The FIRST distinction to be made is whether or not the book you have is a Book Club edition. The two most important points here are the lack of a price on the dust jacket, and copyright page information that differs from the Trade edition CP. There may also be a third marker, a literal mark, which is called a blind stamp, or stigmata, usually found on the back board on the lower spine edge. It is an indentation, often a small square. Remember, dust jackets can be put onto books other than the one that originally wore them...
If any of these three conditions present themselves, it is HIGHLY likely that you have a BCE, no matter what else the book may say or look like.
There are exceptions, like The Hunt for Red October, to name a well-known one. Generally, these three exclusions hold very true.
So, you have a book. It has a dust jacket that is not price-clipped, that is, the upper or lower right corner shows a retail price. It has a copyright page that may say First Edition, or may have a string of numbers, or even a string of letters, like
A B C D, or B C D E, or more. There may be combinations of these features. What have you REALLY got?

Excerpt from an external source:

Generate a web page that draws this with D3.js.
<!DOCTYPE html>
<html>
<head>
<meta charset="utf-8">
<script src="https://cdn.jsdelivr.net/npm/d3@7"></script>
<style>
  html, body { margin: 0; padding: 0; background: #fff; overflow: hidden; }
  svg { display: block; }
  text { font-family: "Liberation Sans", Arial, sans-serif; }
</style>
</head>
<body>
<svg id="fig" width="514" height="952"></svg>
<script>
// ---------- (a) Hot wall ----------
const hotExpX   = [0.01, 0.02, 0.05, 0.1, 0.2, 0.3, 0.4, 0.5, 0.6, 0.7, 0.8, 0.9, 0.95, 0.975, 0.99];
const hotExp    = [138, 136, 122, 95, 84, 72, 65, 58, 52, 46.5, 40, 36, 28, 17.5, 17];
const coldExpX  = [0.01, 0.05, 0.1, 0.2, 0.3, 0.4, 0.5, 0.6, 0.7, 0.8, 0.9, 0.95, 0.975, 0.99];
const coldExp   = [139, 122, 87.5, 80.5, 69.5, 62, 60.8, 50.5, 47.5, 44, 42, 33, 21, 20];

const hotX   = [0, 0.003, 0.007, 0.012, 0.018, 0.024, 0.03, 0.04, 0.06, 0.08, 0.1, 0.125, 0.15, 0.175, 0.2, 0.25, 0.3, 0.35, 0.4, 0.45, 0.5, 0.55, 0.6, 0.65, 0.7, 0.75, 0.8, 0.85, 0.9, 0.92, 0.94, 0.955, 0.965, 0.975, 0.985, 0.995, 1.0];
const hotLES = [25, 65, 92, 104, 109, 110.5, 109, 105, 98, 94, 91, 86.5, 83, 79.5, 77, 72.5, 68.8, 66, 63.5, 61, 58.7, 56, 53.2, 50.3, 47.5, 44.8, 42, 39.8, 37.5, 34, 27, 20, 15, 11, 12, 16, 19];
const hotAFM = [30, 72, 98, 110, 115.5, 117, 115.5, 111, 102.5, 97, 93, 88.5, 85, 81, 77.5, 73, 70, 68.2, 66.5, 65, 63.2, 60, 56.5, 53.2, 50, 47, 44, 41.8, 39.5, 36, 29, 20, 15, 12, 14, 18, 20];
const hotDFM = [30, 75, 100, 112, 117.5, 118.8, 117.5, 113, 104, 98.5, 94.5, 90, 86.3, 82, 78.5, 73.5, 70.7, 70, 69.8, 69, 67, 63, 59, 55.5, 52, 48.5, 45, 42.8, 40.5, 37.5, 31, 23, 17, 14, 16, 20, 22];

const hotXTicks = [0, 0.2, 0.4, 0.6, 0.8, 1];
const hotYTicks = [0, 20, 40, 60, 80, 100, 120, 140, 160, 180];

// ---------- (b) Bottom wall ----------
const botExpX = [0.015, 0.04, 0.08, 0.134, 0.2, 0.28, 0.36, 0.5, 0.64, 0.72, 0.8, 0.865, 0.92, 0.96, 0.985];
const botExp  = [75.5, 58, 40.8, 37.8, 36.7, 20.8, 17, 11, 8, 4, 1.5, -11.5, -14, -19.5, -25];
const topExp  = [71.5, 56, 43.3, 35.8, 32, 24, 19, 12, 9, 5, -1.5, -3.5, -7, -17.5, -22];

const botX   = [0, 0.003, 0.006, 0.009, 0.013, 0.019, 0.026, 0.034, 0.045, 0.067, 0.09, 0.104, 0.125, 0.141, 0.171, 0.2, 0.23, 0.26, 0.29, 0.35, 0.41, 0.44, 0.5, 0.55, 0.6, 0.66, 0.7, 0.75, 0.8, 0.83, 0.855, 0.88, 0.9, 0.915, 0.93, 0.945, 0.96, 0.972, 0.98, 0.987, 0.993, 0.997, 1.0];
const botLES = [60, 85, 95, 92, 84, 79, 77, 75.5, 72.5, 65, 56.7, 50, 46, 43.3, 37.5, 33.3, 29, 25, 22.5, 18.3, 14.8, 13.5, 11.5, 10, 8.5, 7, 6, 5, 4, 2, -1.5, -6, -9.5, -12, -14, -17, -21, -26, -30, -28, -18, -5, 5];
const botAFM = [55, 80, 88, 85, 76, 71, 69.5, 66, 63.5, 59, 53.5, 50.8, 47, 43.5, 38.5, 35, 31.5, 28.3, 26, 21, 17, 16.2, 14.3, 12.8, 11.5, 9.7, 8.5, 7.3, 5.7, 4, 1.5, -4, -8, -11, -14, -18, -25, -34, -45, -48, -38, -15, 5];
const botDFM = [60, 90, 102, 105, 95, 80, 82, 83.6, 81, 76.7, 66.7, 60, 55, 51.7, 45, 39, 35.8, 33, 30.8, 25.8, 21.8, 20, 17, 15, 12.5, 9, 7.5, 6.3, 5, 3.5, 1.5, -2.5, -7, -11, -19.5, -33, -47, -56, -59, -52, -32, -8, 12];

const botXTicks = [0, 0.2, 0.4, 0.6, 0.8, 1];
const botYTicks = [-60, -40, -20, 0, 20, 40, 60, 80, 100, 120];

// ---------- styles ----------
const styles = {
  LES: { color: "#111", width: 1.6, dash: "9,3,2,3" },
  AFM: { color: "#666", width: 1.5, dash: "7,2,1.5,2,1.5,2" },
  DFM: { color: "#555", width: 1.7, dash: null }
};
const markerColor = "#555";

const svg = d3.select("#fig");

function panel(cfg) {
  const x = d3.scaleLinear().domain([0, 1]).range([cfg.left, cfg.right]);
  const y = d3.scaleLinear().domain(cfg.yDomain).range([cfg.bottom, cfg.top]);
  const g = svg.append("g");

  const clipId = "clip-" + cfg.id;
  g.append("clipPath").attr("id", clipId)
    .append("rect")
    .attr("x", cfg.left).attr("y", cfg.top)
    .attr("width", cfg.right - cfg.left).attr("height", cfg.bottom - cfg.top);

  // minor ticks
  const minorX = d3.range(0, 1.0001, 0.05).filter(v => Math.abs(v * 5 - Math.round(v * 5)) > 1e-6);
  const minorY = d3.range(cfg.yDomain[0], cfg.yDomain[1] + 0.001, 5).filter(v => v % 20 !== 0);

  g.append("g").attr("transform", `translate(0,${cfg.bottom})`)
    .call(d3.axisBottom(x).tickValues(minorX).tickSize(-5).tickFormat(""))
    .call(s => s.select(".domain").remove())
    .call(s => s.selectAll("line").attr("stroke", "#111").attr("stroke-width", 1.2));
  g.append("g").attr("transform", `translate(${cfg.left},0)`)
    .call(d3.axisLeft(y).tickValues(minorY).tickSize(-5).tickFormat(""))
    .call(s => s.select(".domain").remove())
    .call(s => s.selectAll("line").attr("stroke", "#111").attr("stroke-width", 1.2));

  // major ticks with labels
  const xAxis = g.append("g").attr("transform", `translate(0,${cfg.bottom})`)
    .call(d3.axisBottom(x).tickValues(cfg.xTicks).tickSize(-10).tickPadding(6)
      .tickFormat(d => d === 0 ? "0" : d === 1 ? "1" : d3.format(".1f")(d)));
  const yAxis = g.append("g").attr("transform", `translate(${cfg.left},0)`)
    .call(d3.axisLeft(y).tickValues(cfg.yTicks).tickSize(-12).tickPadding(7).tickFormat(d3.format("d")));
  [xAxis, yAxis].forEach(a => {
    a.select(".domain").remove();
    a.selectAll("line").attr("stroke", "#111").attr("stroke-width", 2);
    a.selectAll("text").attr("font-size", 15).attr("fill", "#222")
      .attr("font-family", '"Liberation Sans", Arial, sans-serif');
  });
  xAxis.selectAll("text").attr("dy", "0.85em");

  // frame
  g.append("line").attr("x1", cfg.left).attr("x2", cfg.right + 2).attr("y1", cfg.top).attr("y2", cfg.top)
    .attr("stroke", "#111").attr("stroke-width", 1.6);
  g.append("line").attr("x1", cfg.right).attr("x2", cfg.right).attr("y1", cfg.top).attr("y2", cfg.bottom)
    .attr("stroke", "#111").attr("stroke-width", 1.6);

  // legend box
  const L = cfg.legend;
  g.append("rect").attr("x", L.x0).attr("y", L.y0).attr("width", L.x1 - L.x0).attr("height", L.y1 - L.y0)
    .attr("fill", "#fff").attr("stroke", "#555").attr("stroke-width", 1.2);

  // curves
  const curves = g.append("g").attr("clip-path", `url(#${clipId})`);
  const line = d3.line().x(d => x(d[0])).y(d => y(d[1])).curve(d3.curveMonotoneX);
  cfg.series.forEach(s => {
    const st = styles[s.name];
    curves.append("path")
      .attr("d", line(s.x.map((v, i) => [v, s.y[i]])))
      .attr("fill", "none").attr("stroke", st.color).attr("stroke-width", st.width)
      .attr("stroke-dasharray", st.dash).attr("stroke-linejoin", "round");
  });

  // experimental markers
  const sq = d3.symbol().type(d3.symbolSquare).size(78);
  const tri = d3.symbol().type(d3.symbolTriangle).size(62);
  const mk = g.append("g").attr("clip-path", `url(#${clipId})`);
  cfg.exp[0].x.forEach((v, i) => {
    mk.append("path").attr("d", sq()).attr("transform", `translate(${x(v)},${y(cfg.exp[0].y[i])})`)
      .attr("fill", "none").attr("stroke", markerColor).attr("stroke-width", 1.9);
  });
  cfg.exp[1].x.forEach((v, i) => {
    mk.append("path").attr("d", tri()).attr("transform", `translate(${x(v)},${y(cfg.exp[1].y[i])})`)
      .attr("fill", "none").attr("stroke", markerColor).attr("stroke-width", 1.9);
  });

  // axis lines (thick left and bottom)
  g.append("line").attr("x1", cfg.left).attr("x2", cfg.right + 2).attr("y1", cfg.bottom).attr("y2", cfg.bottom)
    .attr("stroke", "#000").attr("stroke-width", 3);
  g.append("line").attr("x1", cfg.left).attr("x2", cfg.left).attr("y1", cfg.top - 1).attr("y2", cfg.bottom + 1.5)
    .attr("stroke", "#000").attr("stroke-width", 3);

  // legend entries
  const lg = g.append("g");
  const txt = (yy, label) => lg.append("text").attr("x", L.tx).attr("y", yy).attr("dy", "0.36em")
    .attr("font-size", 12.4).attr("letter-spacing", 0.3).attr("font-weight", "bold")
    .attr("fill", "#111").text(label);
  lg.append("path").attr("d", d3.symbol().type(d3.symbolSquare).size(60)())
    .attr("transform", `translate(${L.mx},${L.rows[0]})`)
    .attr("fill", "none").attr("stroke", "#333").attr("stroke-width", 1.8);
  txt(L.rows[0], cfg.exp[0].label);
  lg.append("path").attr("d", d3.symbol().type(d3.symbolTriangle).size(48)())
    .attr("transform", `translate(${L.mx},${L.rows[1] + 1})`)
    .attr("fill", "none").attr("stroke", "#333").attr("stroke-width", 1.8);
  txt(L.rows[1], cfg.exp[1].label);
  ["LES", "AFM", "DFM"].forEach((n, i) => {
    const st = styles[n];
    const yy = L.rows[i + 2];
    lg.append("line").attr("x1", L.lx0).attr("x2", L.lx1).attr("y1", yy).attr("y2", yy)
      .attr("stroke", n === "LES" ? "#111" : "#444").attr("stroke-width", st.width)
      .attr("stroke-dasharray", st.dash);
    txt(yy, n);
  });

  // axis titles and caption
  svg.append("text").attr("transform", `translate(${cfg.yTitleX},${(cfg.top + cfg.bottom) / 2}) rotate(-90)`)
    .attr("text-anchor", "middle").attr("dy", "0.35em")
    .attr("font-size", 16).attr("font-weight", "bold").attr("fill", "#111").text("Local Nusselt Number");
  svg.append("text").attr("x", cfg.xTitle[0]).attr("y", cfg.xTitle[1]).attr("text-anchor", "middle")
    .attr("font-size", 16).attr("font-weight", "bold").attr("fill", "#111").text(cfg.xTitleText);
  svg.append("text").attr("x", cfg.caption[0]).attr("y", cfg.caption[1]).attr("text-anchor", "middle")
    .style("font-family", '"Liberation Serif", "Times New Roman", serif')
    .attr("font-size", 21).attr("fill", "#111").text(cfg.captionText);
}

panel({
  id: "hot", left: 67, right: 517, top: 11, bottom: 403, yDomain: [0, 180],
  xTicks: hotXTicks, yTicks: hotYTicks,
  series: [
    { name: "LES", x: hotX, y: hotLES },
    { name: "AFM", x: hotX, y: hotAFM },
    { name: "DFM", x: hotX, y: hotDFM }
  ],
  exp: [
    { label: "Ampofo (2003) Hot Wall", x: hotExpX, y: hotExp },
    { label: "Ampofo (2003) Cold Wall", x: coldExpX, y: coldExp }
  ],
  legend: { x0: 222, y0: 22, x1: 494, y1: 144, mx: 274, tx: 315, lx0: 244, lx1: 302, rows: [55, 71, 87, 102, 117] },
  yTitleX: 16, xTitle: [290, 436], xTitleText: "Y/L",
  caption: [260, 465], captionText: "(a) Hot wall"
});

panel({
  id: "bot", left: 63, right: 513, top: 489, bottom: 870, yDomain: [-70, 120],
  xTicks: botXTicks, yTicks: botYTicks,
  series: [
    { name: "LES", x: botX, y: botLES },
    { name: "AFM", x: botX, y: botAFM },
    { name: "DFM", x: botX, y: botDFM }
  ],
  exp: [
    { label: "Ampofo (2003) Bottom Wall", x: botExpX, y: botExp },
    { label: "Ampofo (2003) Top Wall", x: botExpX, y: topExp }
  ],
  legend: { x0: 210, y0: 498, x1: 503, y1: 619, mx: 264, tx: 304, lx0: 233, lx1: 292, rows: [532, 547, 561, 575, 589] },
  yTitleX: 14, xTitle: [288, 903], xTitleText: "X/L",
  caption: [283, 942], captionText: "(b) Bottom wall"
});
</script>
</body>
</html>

The answer depends on who the publisher of the book is. And so, to get the real answer, you need to know three things.
One, what is that publisher's usual practice of first edition, First Printing designation. Two, when was the original edition published, as opposed to a re-issue or simply the first edition, first printing of another issue of that same book, sometimes even from another publisher, like Grosset and Dunlap re-issues of Doubleday titles from the first half of the 20th century.
Third, are there any smaller, hidden clues, like dust jacket issue dates, often given as a month/year, like 5/69 etc. Are there errors in the typesetting which were corrected in later editions, such as in Dan Brown's Da Vinci Code, or Hemingway's Farewell to Arms.
Before I tell you about the literature and web resources to help you in your identification, remember, EVERY serious collector, and EVERY Honest dealer uses First Edition and First Printing synonymously and collectively to mean First Edition. Many sellers state this categorically as a matter of course, and I recommend this to ALL sellers!
Many books have ALL their printings listed as First Editions. Well, of Course they do, since there usually is not a second edition, unless a non-fiction book is revised at a later date. A Classic example is any Harry Potter novel of J.K. Rowling. Only the 10th Anniversary second edition of The Sorcerer's Stone is a second edition. Of course, there is a first printing of that second edition, and some bookies might call that a First Edition Thus. Do NOT be fooled! Investigate, and make your sell listings clear about each element in the book's points.
Some book publishers state whether subsequent printings have been released. This is a sure-fire way to tell that the book you have is NOT a first edition, in the book collector/dealer sense we are discussing. Some publishers only make one print run for each and every title they issue, making every one of their titles a first edition.
So, when you see a book advertised as a first edition, ASK whether or not it is a first printing. The experienced dealers will answer you quickly and directly, and you can reply that you are just making sure, as there are less-than knowledgeable sellers out there you have yet to read my guide! There are MANY eBay listings which use the term First Edition too loosely, or in error, or in outright attempts to get unsuspecting buyers to not ask ALL the right questions.
FEDPO.com (this is NOT a link) is an excellent, although limited, site for get a feel for the look and criteria for FE/FP's. There are many printed guides, which are often for sale on eBay and other sites, (as first editions, even!) which can help you become familiar with both individual books and publishers identification practices. With all the consolidation in the publishing world in the last 25 years, some time-honoured habits have been overlapped and changed. Get a McBride guide, and an Ahearn guide to start, both often available on eBay, and Happy Hunting for the Best Price on a Masterwork!